Quote each line of the material verbatim, without the pictures.

━━ SOURCE MATERIAL ━━

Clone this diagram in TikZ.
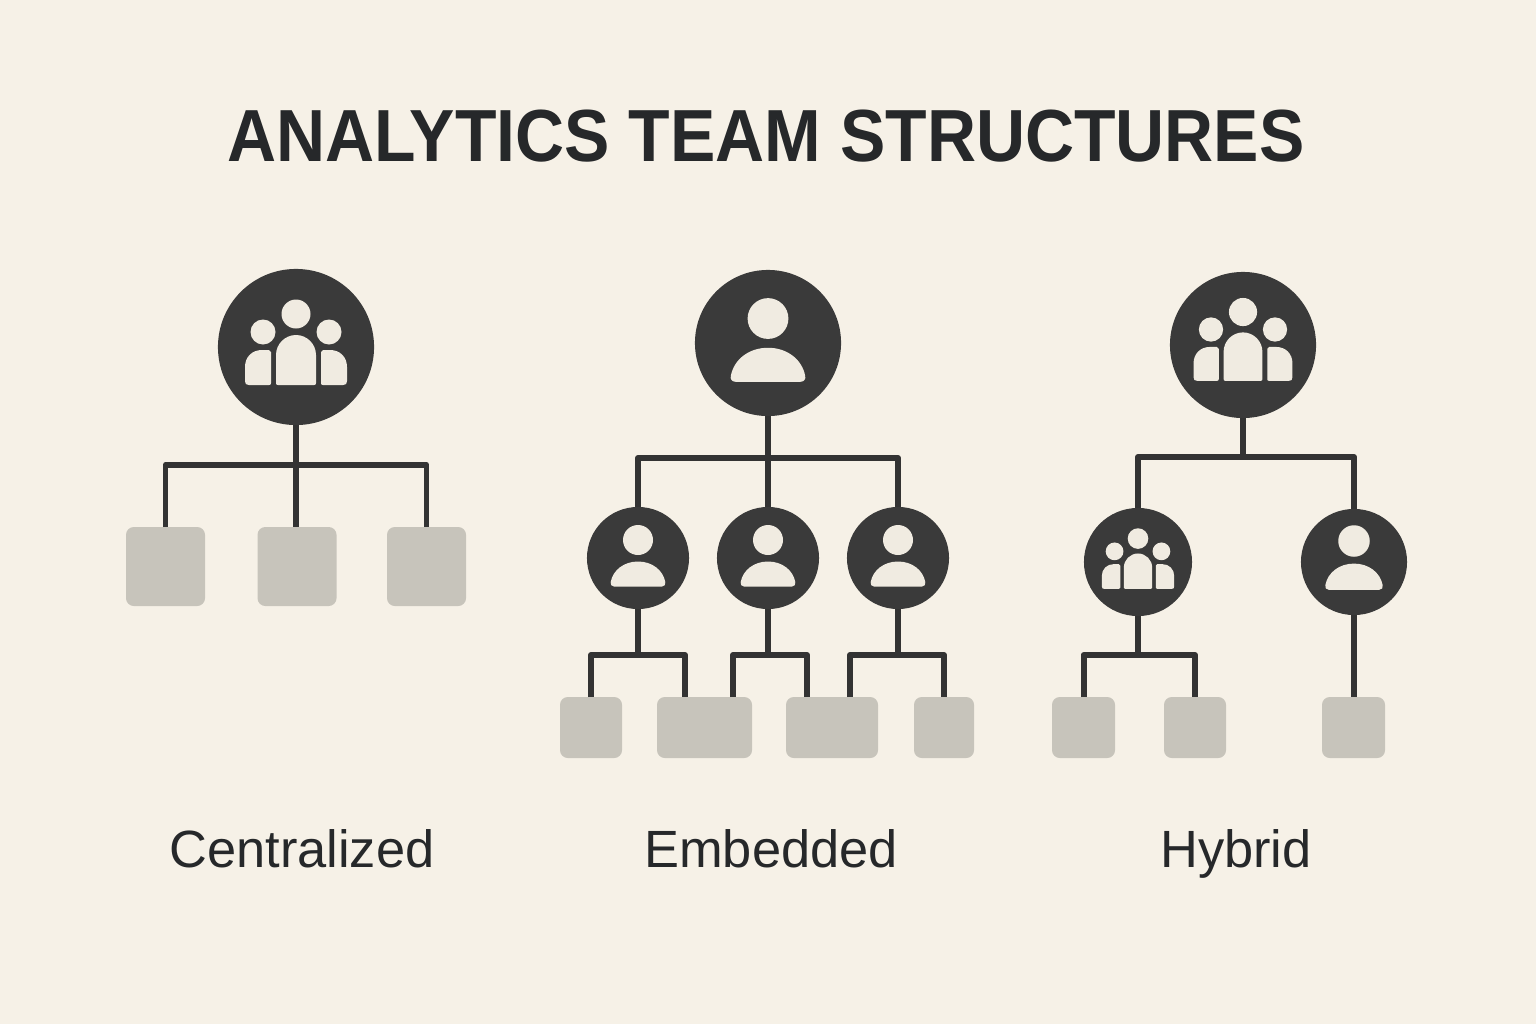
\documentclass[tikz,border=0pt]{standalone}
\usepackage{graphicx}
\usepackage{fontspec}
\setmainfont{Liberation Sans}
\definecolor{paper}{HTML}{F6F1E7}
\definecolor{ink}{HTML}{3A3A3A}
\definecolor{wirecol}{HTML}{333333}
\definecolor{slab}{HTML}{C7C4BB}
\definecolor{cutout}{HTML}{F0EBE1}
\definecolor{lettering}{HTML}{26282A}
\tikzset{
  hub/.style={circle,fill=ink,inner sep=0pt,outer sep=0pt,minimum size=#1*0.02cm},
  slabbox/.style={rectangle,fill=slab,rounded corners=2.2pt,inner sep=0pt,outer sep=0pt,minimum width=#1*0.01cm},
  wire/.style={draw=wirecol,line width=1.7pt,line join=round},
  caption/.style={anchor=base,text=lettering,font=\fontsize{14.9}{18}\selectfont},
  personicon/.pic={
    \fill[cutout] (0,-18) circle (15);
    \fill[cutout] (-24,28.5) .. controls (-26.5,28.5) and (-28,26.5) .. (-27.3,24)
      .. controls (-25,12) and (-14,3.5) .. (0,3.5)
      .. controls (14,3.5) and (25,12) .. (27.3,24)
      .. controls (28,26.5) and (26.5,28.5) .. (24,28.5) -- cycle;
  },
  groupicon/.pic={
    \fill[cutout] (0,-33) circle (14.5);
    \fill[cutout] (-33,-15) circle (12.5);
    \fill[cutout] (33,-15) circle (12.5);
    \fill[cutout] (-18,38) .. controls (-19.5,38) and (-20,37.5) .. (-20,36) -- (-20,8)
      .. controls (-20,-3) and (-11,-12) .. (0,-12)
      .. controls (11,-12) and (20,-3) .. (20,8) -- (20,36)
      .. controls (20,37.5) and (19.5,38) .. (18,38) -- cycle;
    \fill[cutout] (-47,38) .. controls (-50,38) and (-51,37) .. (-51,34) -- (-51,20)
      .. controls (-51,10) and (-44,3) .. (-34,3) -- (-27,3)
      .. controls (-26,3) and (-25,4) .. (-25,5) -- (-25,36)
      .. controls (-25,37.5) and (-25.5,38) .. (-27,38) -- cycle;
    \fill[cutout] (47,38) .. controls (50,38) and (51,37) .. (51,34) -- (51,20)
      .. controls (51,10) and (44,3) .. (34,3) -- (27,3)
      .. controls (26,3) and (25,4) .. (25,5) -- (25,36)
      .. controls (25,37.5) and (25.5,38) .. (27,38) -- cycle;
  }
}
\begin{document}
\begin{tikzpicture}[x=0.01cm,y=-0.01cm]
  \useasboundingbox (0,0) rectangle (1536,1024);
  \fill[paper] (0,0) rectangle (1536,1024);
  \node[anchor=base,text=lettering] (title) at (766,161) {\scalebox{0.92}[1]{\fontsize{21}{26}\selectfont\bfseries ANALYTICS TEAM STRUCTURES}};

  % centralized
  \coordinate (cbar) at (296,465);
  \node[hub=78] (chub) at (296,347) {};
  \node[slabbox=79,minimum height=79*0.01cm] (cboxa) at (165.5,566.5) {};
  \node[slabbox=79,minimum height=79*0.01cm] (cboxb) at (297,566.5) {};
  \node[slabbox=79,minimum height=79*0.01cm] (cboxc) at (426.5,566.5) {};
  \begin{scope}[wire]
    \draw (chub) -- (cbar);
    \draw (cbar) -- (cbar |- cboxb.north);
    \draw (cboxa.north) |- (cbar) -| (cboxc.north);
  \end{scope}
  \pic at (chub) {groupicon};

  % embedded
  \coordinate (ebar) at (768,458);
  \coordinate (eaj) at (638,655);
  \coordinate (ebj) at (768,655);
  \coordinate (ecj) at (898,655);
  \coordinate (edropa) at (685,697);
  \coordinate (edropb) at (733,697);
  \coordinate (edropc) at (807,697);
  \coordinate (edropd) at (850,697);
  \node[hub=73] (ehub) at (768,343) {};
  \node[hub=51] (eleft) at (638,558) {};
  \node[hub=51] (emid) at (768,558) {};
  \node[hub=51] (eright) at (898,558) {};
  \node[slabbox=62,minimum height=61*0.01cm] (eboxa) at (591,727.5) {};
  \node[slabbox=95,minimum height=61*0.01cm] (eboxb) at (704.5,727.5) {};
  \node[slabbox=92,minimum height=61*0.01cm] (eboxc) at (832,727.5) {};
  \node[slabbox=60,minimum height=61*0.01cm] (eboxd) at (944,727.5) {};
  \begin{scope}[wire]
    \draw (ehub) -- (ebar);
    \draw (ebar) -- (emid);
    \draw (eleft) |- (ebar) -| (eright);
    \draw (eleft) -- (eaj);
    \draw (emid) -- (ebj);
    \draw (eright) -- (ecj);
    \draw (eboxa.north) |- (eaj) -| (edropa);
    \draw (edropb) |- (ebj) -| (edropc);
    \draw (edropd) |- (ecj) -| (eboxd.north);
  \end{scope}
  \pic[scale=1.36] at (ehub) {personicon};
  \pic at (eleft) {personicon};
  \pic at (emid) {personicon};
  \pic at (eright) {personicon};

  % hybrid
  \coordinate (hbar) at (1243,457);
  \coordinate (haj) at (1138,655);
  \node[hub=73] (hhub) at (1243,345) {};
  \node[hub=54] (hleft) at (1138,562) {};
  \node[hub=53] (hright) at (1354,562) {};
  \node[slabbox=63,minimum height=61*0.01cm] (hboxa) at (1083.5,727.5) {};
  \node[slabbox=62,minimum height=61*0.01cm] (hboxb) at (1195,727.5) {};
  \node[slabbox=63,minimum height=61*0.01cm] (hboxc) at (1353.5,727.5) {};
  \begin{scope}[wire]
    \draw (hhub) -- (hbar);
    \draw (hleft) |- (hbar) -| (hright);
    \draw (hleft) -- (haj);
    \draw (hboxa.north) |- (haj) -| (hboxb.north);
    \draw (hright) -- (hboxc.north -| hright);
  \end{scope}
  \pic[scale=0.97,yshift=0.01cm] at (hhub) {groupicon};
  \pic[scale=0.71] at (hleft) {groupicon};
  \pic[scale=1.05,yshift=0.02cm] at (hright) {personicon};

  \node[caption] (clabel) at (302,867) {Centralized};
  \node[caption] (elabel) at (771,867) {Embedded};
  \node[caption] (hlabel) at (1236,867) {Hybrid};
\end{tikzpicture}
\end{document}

━━━

SOLUTION —
Clone this diagram in TikZ.
\documentclass[tikz,border=0pt]{standalone}
\usepackage{graphicx}
\usepackage{fontspec}
\setmainfont{Liberation Sans}
\definecolor{paper}{HTML}{F6F1E7}
\definecolor{ink}{HTML}{3A3A3A}
\definecolor{wirecol}{HTML}{333333}
\definecolor{slab}{HTML}{C7C4BB}
\definecolor{cutout}{HTML}{F0EBE1}
\definecolor{lettering}{HTML}{26282A}
\tikzset{
  hub/.style={circle,fill=ink,inner sep=0pt,outer sep=0pt,minimum size=#1*0.02cm},
  slabbox/.style={rectangle,fill=slab,rounded corners=2.2pt,inner sep=0pt,outer sep=0pt,minimum width=#1*0.01cm},
  wire/.style={draw=wirecol,line width=1.7pt,line join=round},
  caption/.style={anchor=base,text=lettering,font=\fontsize{14.9}{18}\selectfont},
  personicon/.pic={
    \fill[cutout] (0,-18) circle (15);
    \fill[cutout] (-24,28.5) .. controls (-26.5,28.5) and (-28,26.5) .. (-27.3,24)
      .. controls (-25,12) and (-14,3.5) .. (0,3.5)
      .. controls (14,3.5) and (25,12) .. (27.3,24)
      .. controls (28,26.5) and (26.5,28.5) .. (24,28.5) -- cycle;
  },
  groupicon/.pic={
    \fill[cutout] (0,-33) circle (14.5);
    \fill[cutout] (-33,-15) circle (12.5);
    \fill[cutout] (33,-15) circle (12.5);
    \fill[cutout] (-18,38) .. controls (-19.5,38) and (-20,37.5) .. (-20,36) -- (-20,8)
      .. controls (-20,-3) and (-11,-12) .. (0,-12)
      .. controls (11,-12) and (20,-3) .. (20,8) -- (20,36)
      .. controls (20,37.5) and (19.5,38) .. (18,38) -- cycle;
    \fill[cutout] (-47,38) .. controls (-50,38) and (-51,37) .. (-51,34) -- (-51,20)
      .. controls (-51,10) and (-44,3) .. (-34,3) -- (-27,3)
      .. controls (-26,3) and (-25,4) .. (-25,5) -- (-25,36)
      .. controls (-25,37.5) and (-25.5,38) .. (-27,38) -- cycle;
    \fill[cutout] (47,38) .. controls (50,38) and (51,37) .. (51,34) -- (51,20)
      .. controls (51,10) and (44,3) .. (34,3) -- (27,3)
      .. controls (26,3) and (25,4) .. (25,5) -- (25,36)
      .. controls (25,37.5) and (25.5,38) .. (27,38) -- cycle;
  }
}
\begin{document}
\begin{tikzpicture}[x=0.01cm,y=-0.01cm]
  \useasboundingbox (0,0) rectangle (1536,1024);
  \fill[paper] (0,0) rectangle (1536,1024);
  \node[anchor=base,text=lettering] (title) at (766,161) {\scalebox{0.92}[1]{\fontsize{21}{26}\selectfont\bfseries ANALYTICS TEAM STRUCTURES}};

  % centralized
  \coordinate (cbar) at (296,465);
  \node[hub=78] (chub) at (296,347) {};
  \node[slabbox=79,minimum height=79*0.01cm] (cboxa) at (165.5,566.5) {};
  \node[slabbox=79,minimum height=79*0.01cm] (cboxb) at (297,566.5) {};
  \node[slabbox=79,minimum height=79*0.01cm] (cboxc) at (426.5,566.5) {};
  \begin{scope}[wire]
    \draw (chub) -- (cbar);
    \draw (cbar) -- (cbar |- cboxb.north);
    \draw (cboxa.north) |- (cbar) -| (cboxc.north);
  \end{scope}
  \pic at (chub) {groupicon};

  % embedded
  \coordinate (ebar) at (768,458);
  \coordinate (eaj) at (638,655);
  \coordinate (ebj) at (768,655);
  \coordinate (ecj) at (898,655);
  \coordinate (edropa) at (685,697);
  \coordinate (edropb) at (733,697);
  \coordinate (edropc) at (807,697);
  \coordinate (edropd) at (850,697);
  \node[hub=73] (ehub) at (768,343) {};
  \node[hub=51] (eleft) at (638,558) {};
  \node[hub=51] (emid) at (768,558) {};
  \node[hub=51] (eright) at (898,558) {};
  \node[slabbox=62,minimum height=61*0.01cm] (eboxa) at (591,727.5) {};
  \node[slabbox=95,minimum height=61*0.01cm] (eboxb) at (704.5,727.5) {};
  \node[slabbox=92,minimum height=61*0.01cm] (eboxc) at (832,727.5) {};
  \node[slabbox=60,minimum height=61*0.01cm] (eboxd) at (944,727.5) {};
  \begin{scope}[wire]
    \draw (ehub) -- (ebar);
    \draw (ebar) -- (emid);
    \draw (eleft) |- (ebar) -| (eright);
    \draw (eleft) -- (eaj);
    \draw (emid) -- (ebj);
    \draw (eright) -- (ecj);
    \draw (eboxa.north) |- (eaj) -| (edropa);
    \draw (edropb) |- (ebj) -| (edropc);
    \draw (edropd) |- (ecj) -| (eboxd.north);
  \end{scope}
  \pic[scale=1.36] at (ehub) {personicon};
  \pic at (eleft) {personicon};
  \pic at (emid) {personicon};
  \pic at (eright) {personicon};

  % hybrid
  \coordinate (hbar) at (1243,457);
  \coordinate (haj) at (1138,655);
  \node[hub=73] (hhub) at (1243,345) {};
  \node[hub=54] (hleft) at (1138,562) {};
  \node[hub=53] (hright) at (1354,562) {};
  \node[slabbox=63,minimum height=61*0.01cm] (hboxa) at (1083.5,727.5) {};
  \node[slabbox=62,minimum height=61*0.01cm] (hboxb) at (1195,727.5) {};
  \node[slabbox=63,minimum height=61*0.01cm] (hboxc) at (1353.5,727.5) {};
  \begin{scope}[wire]
    \draw (hhub) -- (hbar);
    \draw (hleft) |- (hbar) -| (hright);
    \draw (hleft) -- (haj);
    \draw (hboxa.north) |- (haj) -| (hboxb.north);
    \draw (hright) -- (hboxc.north -| hright);
  \end{scope}
  \pic[scale=0.97,yshift=0.01cm] at (hhub) {groupicon};
  \pic[scale=0.71] at (hleft) {groupicon};
  \pic[scale=1.05,yshift=0.02cm] at (hright) {personicon};

  \node[caption] (clabel) at (302,867) {Centralized};
  \node[caption] (elabel) at (771,867) {Embedded};
  \node[caption] (hlabel) at (1236,867) {Hybrid};
\end{tikzpicture}
\end{document}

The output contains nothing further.